[lbo-talk] An Appeal to the Need for Meaning

andie nachgeborenen andie_nachgeborenen at yahoo.com
Fri Jun 17 15:07:05 PDT 2005


--- snitsnat <snitilicious at tampabay.rr.com> wrote:


> At 04:41 PM 6/16/2005, Jeffrey Fisher wrote:
>
>
> >and there's the positivism! :)
>
> I realize you have a smilie-con there, but i don't
> get it? i'm not a
> positivist. i quoted a positivist-naturalist who
> believes that we can
> create a science of everything, with physics at the
> foundation, and each
> branch of the sciences capable of telling us, in
> law-like fashion, about
> how this "everything" works. (that's put too simply)
> Now, if even a guy who
> takes as his model of science, physics, can say that
> humanities are
> sciences, then....

Leaving out the "law-like fashion" -- because I don't think explanation has to be by means of laws -- I don't think this is a crazy idea. 15 years ago I wrote a dissertation defending it, which I supposed makes me a God-damned Logicla Positivist -- although I think of myself as a pragmatist. I don't really care anymore whether science is unified in this way, but I will state for the record that I never ran into a good argument that it couldn't be -- that's what the 410 page diss in 10 point type was about, knocking down bad arguments aganst reductionism and the unity of science. (After 200 or so pages my advisors starting to suggest that I could stop now . . . )

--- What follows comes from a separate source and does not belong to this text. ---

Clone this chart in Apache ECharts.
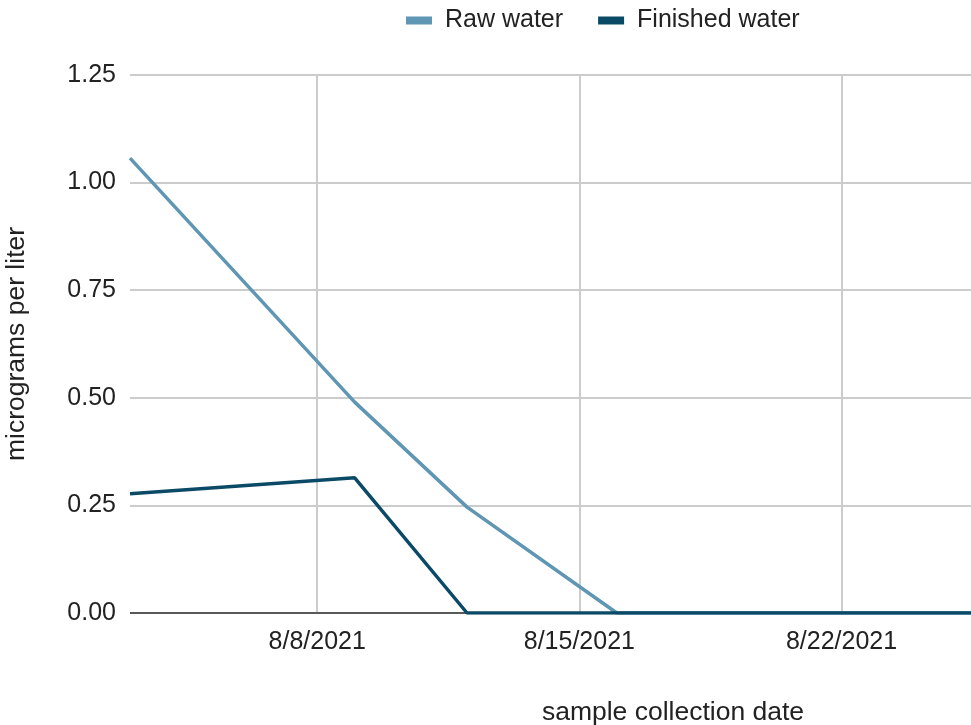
<!DOCTYPE html>
<html>
<head>
<meta charset="utf-8">
<script src="https://cdn.jsdelivr.net/npm/echarts@6/dist/echarts.min.js"></script>
<style>
  html, body { margin: 0; padding: 0; background: #fff; }
  #chart { width: 971px; height: 725px; }
</style>
</head>
<body>
<div id="chart"></div>
<script>
// sample dates and values (micrograms per liter)
const dates = ['2021-08-03', '2021-08-09', '2021-08-12', '2021-08-16', '2021-09-01'];
const rawWater = [1.057, 0.49, 0.246, 0, 0];
const finishedWater = [0.277, 0.314, 0, 0, 0];
const dateTicks = ['2021-08-08', '2021-08-15', '2021-08-22', '2021-08-29'];

function ts(d) {
  const p = d.split('-');
  return new Date(+p[0], +p[1] - 1, +p[2]).getTime();
}

var chartDom = document.getElementById('chart');
var myChart = echarts.init(chartDom);
var font = 'Liberation Sans, Arial, sans-serif';
var fs = 25;
var nameFs = 26.5;
var option = {
  animation: false,
  textStyle: { fontFamily: font },
  legend: {
    top: 3,
    left: 401,
    itemWidth: 26,
    itemHeight: 8,
    itemGap: 35,
    icon: 'rect',
    textStyle: { fontSize: fs, color: '#222', fontFamily: font, padding: [0, 0, 0, 8] },
    data: ['Raw water', 'Finished water'],
  },
  grid: {
    left: 130,
    width: 1086,
    top: 75,
    bottom: 112,
    outerBoundsMode: 'none',
    containLabel: false,
  },
  xAxis: {
    type: 'value',
    min: ts('2021-08-03'),
    max: ts('2021-09-01'),
    name: 'sample collection date',
    nameLocation: 'middle',
    nameGap: 86,
    nameTextStyle: { fontSize: nameFs, color: '#222', fontFamily: font },
    axisLine: { show: false },
    axisTick: { show: false, customValues: dateTicks.map(ts) },
    axisLabel: {
      customValues: dateTicks.map(ts),
      fontSize: fs,
      color: '#222',
      margin: 17,
      formatter: function (v) {
        const d = new Date(v);
        return (d.getMonth() + 1) + '/' + d.getDate() + '/' + d.getFullYear();
      },
    },
    splitLine: { show: true, lineStyle: { color: '#cccccc', width: 2 } },
  },
  yAxis: {
    type: 'value',
    min: 0,
    max: 1.25,
    interval: 0.25,
    name: 'micrograms per liter',
    nameLocation: 'middle',
    nameGap: 100,
    nameTextStyle: { fontSize: nameFs, color: '#222', fontFamily: font },
    axisLine: { show: false },
    axisTick: { show: false },
    axisLabel: {
      fontSize: fs,
      color: '#222',
      margin: 14,
      formatter: function (v) { return v.toFixed(2); },
    },
    splitLine: { lineStyle: { color: '#cccccc', width: 2 } },
  },
  series: [
    {
      name: 'Raw water',
      type: 'line',
      symbol: 'none',
      color: '#5f96b3',
      lineStyle: { width: 3.5 },
      data: dates.map((d, i) => [ts(d), rawWater[i]]),
      markLine: {
        silent: true,
        symbol: 'none',
        label: { show: false },
        lineStyle: { color: '#333', width: 1.5, type: 'solid' },
        data: [{ yAxis: 0 }],
        z: 1,
      },
    },
    {
      name: 'Finished water',
      type: 'line',
      symbol: 'none',
      color: '#0b4a66',
      lineStyle: { width: 3.5 },
      data: dates.map((d, i) => [ts(d), finishedWater[i]]),
    },
  ],
};
option && myChart.setOption(option);
</script>
</body>
</html>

But I was a philosopher, not a sociologist. Thought maybe I am a lawyer and not a philosopher any more because I was too much of a sociologist/political scientist and not enough of a philosopher.


> I had a mentor who always told us to ask of a text:
> "What's the author
> afraid of?"
>
> Well Comte and others who founded the social
> sciences were afraid of social
> disorder --

I like that question and that approach. The logical positivists in the 1920s and 30s were mostly pretty radical leftists, and the emigres to the US stayed at least on the Social Democratic left. What were they afarid of? Well, by the 30s, fascism. In the 20s, hmm, takes some thought.

in the same way the debates over the
> origin of value terrified
> people who grappled with that question. If there is
> nothing concrete that
> determines value, what could it possibly be
> determined by that wasn't
> shifting, amorphous, fleeting (and underneath that
> obvious terror was the
> less obvious terror: if there's nothing concrete we
> can point to, won't
> society fall apart?)

Well, you might have a different woryy, which was waht drove me to write about relativism is value and knowledge, and that's, why do we think that we (on the left) are right, i.e., that our views are correct, in the face of overwhelming rejection by their intended audience and the apparent wreck of all our hopes?


>
> So the people who'd eventually come to be called the
> founders of the social
> sciences were terrified that social cohesion would
> be lost if there were no
> feudally ordered society upon which to base
> everything.

Isn't Marx one of those Founders? And Weber knew that feudally ordered society was on its way out and thought that choice of values was arbitrary.